Over the years I’ve been here at All Souls, we’ve gone through several birthing processes – when I arrived we dove right into the task of obtaining a conditional use permit to legally occupy the Atlee House as our office and meeting space, and we also launched the community garden and moved to Messiah for worship.  I have to tell you, there were some mornings I would drive out to Mechanicsville wondering where in the world I was going to get the energy to keep up with all of this, and lead worship and preach every week and develop new faith formation programs.

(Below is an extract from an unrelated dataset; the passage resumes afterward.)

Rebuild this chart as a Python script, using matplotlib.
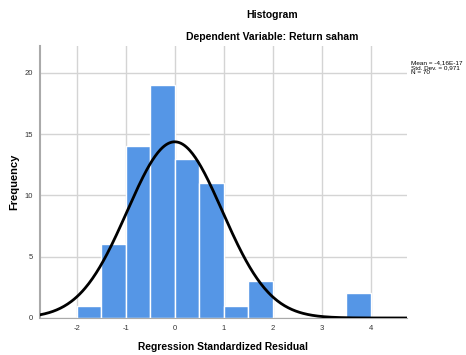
import numpy as np
import matplotlib.pyplot as plt

plt.rcParams['font.family'] = ['Liberation Sans', 'DejaVu Sans']
plt.rcParams['axes.unicode_minus'] = False

# histogram bins (width 0.5) and counts
bin_left = [-2.0, -1.5, -1.0, -0.5, 0.0, 0.5, 1.0, 1.5, 3.5]
counts = [1, 6, 14, 19, 13, 11, 1, 3, 2]
bin_width = 0.5

mean = -4.16e-17
std = 0.971
n = 70

xticks = [-2, -1, 0, 1, 2, 3, 4]
yticks = [0, 5, 10, 15, 20]

fig = plt.figure(figsize=(4.66, 3.55), dpi=100)
ax = fig.add_axes([40 / 466, 1 - 318 / 355, 367 / 466, 272 / 355])

ax.bar(bin_left, counts, width=bin_width, align='edge',
       color='#5596e6', edgecolor='white', linewidth=1.0, zorder=2)

xs = np.linspace(-2.75, 4.74, 400)
pdf = n * bin_width * np.exp(-0.5 * ((xs - mean) / std) ** 2) / (std * np.sqrt(2 * np.pi))
ax.plot(xs, pdf, color='black', linewidth=2, zorder=3)

ax.set_xlim(-2.75, 4.74)
ax.set_ylim(0, 22.2)
ax.set_xticks(xticks)
ax.set_yticks(yticks)
ax.tick_params(length=0, labelsize=5.5, colors='#333333', pad=5)
ax.grid(True, color='#d4d4d4', linewidth=1, zorder=0)
ax.set_axisbelow(True)
for s in ['top', 'right']:
    ax.spines[s].set_visible(False)
ax.spines['left'].set_color('#aaaaaa')
ax.spines['left'].set_linewidth(1.5)
ax.spines['bottom'].set_color('#aaaaaa')

fig.text(223 / 466, 1 - 347 / 355, 'Regression Standardized Residual', ha='center', va='center',
         fontsize=7.4, fontweight='bold')
fig.text(14 / 466, 1 - 182 / 355, 'Frequency', ha='center', va='center', rotation=90,
         fontsize=8, fontweight='bold')

fig.text(272 / 466, 1 - 15 / 355, 'Histogram', ha='center', va='center',
         fontsize=7.5, fontweight='bold')
fig.text(272 / 466, 1 - 37 / 355, 'Dependent Variable: Return saham', ha='center', va='center',
         fontsize=7.5, fontweight='bold')
fig.text(411 / 466, 1 - 68 / 355, 'Mean = -4,16E-17\nStd. Dev. = 0,971\nN = 70',
         ha='left', va='center', fontsize=4.6, linespacing=0.95)

fig.savefig('out.png', dpi=100, facecolor='white')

 But each and every time we gave birth to our ambitious ideas – the blessing of our Garden, finishing a sack hunger build, our joint services with Messiah, or the many personal birthing experiences you have shared with me – in each, I encountered an experience of the holy, something that would feed my soul.  I didn’t come assuming there would be such a meal, but I was fed, richly, every time. 

We all want to know the whys and hows and whats of the birth pangs we experience in our lives.  Our egos get frustrated when we don’t know the plan, don’t know where the spirit is leading us.  I don’t know about you, but each time I hear what Jesus says in today’s gospel “[t]he wind blows where it chooses, and you hear the sound of it, but you do not know where it comes from or where it goes”  I think, easy for you to say!

But I am also reminded that being born of the Spirit means being in that liminal space essential to our growth — that something is forming, but until it bursts into the world, it remains something of a mystery. So with every new birth, I’m learning just a bit better to push on through the pain and discomfort, trusting in the new beginning that is promised to come.

With all this in mind, what would it mean for you, to let yourself be born again, or “born of the spirit?”  What if we were all to stop telling God our plans, and allowed the wind to take us to places not on our agenda? Or better, what would happen to each of us if we listened for God to call forth from us something we did not recognize as being possible? Throughout my life I have had people call forth from me gifts which I did not realize were mine to give. My guess is that you’ve all had that experience. Someone names a gift in you as if it existed and as you live into their expectation, you experience the reality of that gift.

God calls into existence things that do not yet exist. God calls forth life which we cannot bring about on our own. What might God be calling forth from you and me right now? Can we allow ourselves to be vulnerable to the untamed wind of God? Can we listen for what we have not yet been willing to hear? Can we see in one another and in ourselves, the gifts of God, the image of God in us, waiting to be born, again?